Write the data out again exactly, with no pictures.

= Information shown =
+ + + +

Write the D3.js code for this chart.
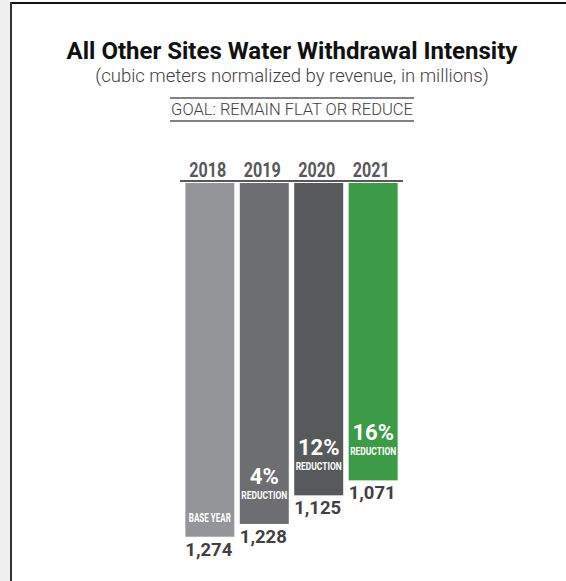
<!DOCTYPE html>
<html>
<head>
<meta charset="utf-8">
<script src="https://cdn.jsdelivr.net/npm/d3@7"></script>
<style>
  html, body { margin: 0; padding: 0; background: #ffffff; }
  svg { display: block; }
</style>
</head>
<body>
<div id="chart"></div>
<script>
// ---- data ----
const years = ["2018", "2019", "2020", "2021"];
const values = [1274, 1228, 1125, 1071];
const valueLabels = ["1,274", "1,228", "1,125", "1,071"];
const reductionPct = [null, "4%", "12%", "16%"];
const barNotes = ["BASE YEAR", "REDUCTION", "REDUCTION", "REDUCTION"];
const barColors = ["#939598", "#6d6e71", "#58595b", "#3d9a47"];

const titleText = "All Other Sites Water Withdrawal Intensity";
const subtitleText = "(cubic meters normalized by revenue, in millions)";
const goalText = "GOAL: REMAIN FLAT OR REDUCE";

// ---- layout ----
const W = 566, H = 581;
const svg = d3.select("#chart").append("svg").attr("width", W).attr("height", H);

// frame
svg.append("rect").attr("x", 0).attr("y", 0).attr("width", 10).attr("height", H).attr("fill", "#f0f0f0");
svg.append("rect").attr("x", 10).attr("y", 2).attr("width", W - 10).attr("height", 2).attr("fill", "#111");
svg.append("rect").attr("x", 10).attr("y", 2).attr("width", 2).attr("height", H).attr("fill", "#333");

const cx = 292;
svg.append("text").attr("x", cx).attr("y", 59).attr("text-anchor", "middle")
  .attr("font-family", "Roboto").attr("font-weight", 700).attr("font-size", 24)
  .attr("fill", "#111").text(titleText);
svg.append("text").attr("x", cx).attr("y", 82).attr("text-anchor", "middle")
  .attr("font-family", "Roboto").attr("font-weight", 300).attr("font-size", 18.5)
  .attr("fill", "#414042").text(subtitleText);

const goalX0 = 170, goalX1 = 414;
svg.append("line").attr("x1", goalX0).attr("x2", goalX1).attr("y1", 98).attr("y2", 98)
  .attr("stroke", "#58595b").attr("stroke-width", 1.5);
svg.append("line").attr("x1", goalX0).attr("x2", goalX1).attr("y1", 121).attr("y2", 121)
  .attr("stroke", "#58595b").attr("stroke-width", 1.5);
svg.append("text").attr("x", cx).attr("y", 115).attr("text-anchor", "middle")
  .attr("font-family", "Roboto").attr("font-weight", 300).attr("font-size", 16.5)
  .attr("fill", "#414042").text(goalText);

// bars (hanging from top line)
const topY = 183;
const x = d3.scaleBand().domain(years).range([181, 402]).paddingInner(0.1).paddingOuter(0.08);
const h = d3.scaleLinear().domain([0, 1274]).range([0, 353.7]);

// year labels
svg.selectAll("text.year").data(years).join("text").attr("class", "year")
  .attr("x", d => x(d) + x.bandwidth() / 2 - 2).attr("y", 176.5).attr("text-anchor", "middle")
  .attr("font-family", "Roboto").attr("font-weight", 700).attr("font-size", 20)
  .attr("textLength", 37).attr("lengthAdjust", "spacingAndGlyphs")
  .attr("fill", "#58595b").text(d => d);

svg.append("line").attr("x1", 180).attr("x2", 403).attr("y1", 181).attr("y2", 181)
  .attr("stroke", "#231f20").attr("stroke-width", 1.5);

const g = svg.append("g");
years.forEach((yr, i) => {
  const bx = x(yr), bw = x.bandwidth(), bh = h(values[i]);
  const mid = bx + bw / 2, bottom = topY + bh;
  g.append("rect").attr("x", bx).attr("y", topY).attr("width", bw).attr("height", bh)
    .attr("fill", barColors[i]);
  g.append("text").attr("x", mid - 1).attr("y", bottom + 19).attr("text-anchor", "middle")
    .attr("font-family", "Roboto").attr("font-weight", 700).attr("font-size", 18.5)
    .attr("fill", "#414042").text(valueLabels[i]);
  if (reductionPct[i]) {
    g.append("text").attr("x", mid).attr("y", bottom - 40).attr("text-anchor", "middle")
      .attr("font-family", "Roboto").attr("font-weight", 700).attr("font-size", 22)
      .attr("fill", "#ffffff").text(reductionPct[i]);
    g.append("text").attr("x", mid).attr("y", bottom - 25).attr("text-anchor", "middle")
      .attr("font-family", "Roboto").attr("font-weight", 700).attr("font-size", 11.5)
      .attr("textLength", 46).attr("lengthAdjust", "spacingAndGlyphs")
      .attr("fill", "#ffffff").text(barNotes[i]);
  } else {
    g.append("text").attr("x", mid).attr("y", bottom - 15).attr("text-anchor", "middle")
      .attr("font-family", "Roboto").attr("font-weight", 700).attr("font-size", 12)
      .attr("textLength", 42).attr("lengthAdjust", "spacingAndGlyphs")
      .attr("fill", "#ffffff").text(barNotes[i]);
  }
});
</script>
</body>
</html>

+ + + +

= Result below =
Write the D3.js code for this chart.
<!DOCTYPE html>
<html>
<head>
<meta charset="utf-8">
<script src="https://cdn.jsdelivr.net/npm/d3@7"></script>
<style>
  html, body { margin: 0; padding: 0; background: #ffffff; }
  svg { display: block; }
</style>
</head>
<body>
<div id="chart"></div>
<script>
// ---- data ----
const years = ["2018", "2019", "2020", "2021"];
const values = [1274, 1228, 1125, 1071];
const valueLabels = ["1,274", "1,228", "1,125", "1,071"];
const reductionPct = [null, "4%", "12%", "16%"];
const barNotes = ["BASE YEAR", "REDUCTION", "REDUCTION", "REDUCTION"];
const barColors = ["#939598", "#6d6e71", "#58595b", "#3d9a47"];

const titleText = "All Other Sites Water Withdrawal Intensity";
const subtitleText = "(cubic meters normalized by revenue, in millions)";
const goalText = "GOAL: REMAIN FLAT OR REDUCE";

// ---- layout ----
const W = 566, H = 581;
const svg = d3.select("#chart").append("svg").attr("width", W).attr("height", H);

// frame
svg.append("rect").attr("x", 0).attr("y", 0).attr("width", 10).attr("height", H).attr("fill", "#f0f0f0");
svg.append("rect").attr("x", 10).attr("y", 2).attr("width", W - 10).attr("height", 2).attr("fill", "#111");
svg.append("rect").attr("x", 10).attr("y", 2).attr("width", 2).attr("height", H).attr("fill", "#333");

const cx = 292;
svg.append("text").attr("x", cx).attr("y", 59).attr("text-anchor", "middle")
  .attr("font-family", "Roboto").attr("font-weight", 700).attr("font-size", 24)
  .attr("fill", "#111").text(titleText);
svg.append("text").attr("x", cx).attr("y", 82).attr("text-anchor", "middle")
  .attr("font-family", "Roboto").attr("font-weight", 300).attr("font-size", 18.5)
  .attr("fill", "#414042").text(subtitleText);

const goalX0 = 170, goalX1 = 414;
svg.append("line").attr("x1", goalX0).attr("x2", goalX1).attr("y1", 98).attr("y2", 98)
  .attr("stroke", "#58595b").attr("stroke-width", 1.5);
svg.append("line").attr("x1", goalX0).attr("x2", goalX1).attr("y1", 121).attr("y2", 121)
  .attr("stroke", "#58595b").attr("stroke-width", 1.5);
svg.append("text").attr("x", cx).attr("y", 115).attr("text-anchor", "middle")
  .attr("font-family", "Roboto").attr("font-weight", 300).attr("font-size", 16.5)
  .attr("fill", "#414042").text(goalText);

// bars (hanging from top line)
const topY = 183;
const x = d3.scaleBand().domain(years).range([181, 402]).paddingInner(0.1).paddingOuter(0.08);
const h = d3.scaleLinear().domain([0, 1274]).range([0, 353.7]);

// year labels
svg.selectAll("text.year").data(years).join("text").attr("class", "year")
  .attr("x", d => x(d) + x.bandwidth() / 2 - 2).attr("y", 176.5).attr("text-anchor", "middle")
  .attr("font-family", "Roboto").attr("font-weight", 700).attr("font-size", 20)
  .attr("textLength", 37).attr("lengthAdjust", "spacingAndGlyphs")
  .attr("fill", "#58595b").text(d => d);

svg.append("line").attr("x1", 180).attr("x2", 403).attr("y1", 181).attr("y2", 181)
  .attr("stroke", "#231f20").attr("stroke-width", 1.5);

const g = svg.append("g");
years.forEach((yr, i) => {
  const bx = x(yr), bw = x.bandwidth(), bh = h(values[i]);
  const mid = bx + bw / 2, bottom = topY + bh;
  g.append("rect").attr("x", bx).attr("y", topY).attr("width", bw).attr("height", bh)
    .attr("fill", barColors[i]);
  g.append("text").attr("x", mid - 1).attr("y", bottom + 19).attr("text-anchor", "middle")
    .attr("font-family", "Roboto").attr("font-weight", 700).attr("font-size", 18.5)
    .attr("fill", "#414042").text(valueLabels[i]);
  if (reductionPct[i]) {
    g.append("text").attr("x", mid).attr("y", bottom - 40).attr("text-anchor", "middle")
      .attr("font-family", "Roboto").attr("font-weight", 700).attr("font-size", 22)
      .attr("fill", "#ffffff").text(reductionPct[i]);
    g.append("text").attr("x", mid).attr("y", bottom - 25).attr("text-anchor", "middle")
      .attr("font-family", "Roboto").attr("font-weight", 700).attr("font-size", 11.5)
      .attr("textLength", 46).attr("lengthAdjust", "spacingAndGlyphs")
      .attr("fill", "#ffffff").text(barNotes[i]);
  } else {
    g.append("text").attr("x", mid).attr("y", bottom - 15).attr("text-anchor", "middle")
      .attr("font-family", "Roboto").attr("font-weight", 700).attr("font-size", 12)
      .attr("textLength", 42).attr("lengthAdjust", "spacingAndGlyphs")
      .attr("fill", "#ffffff").text(barNotes[i]);
  }
});
</script>
</body>
</html>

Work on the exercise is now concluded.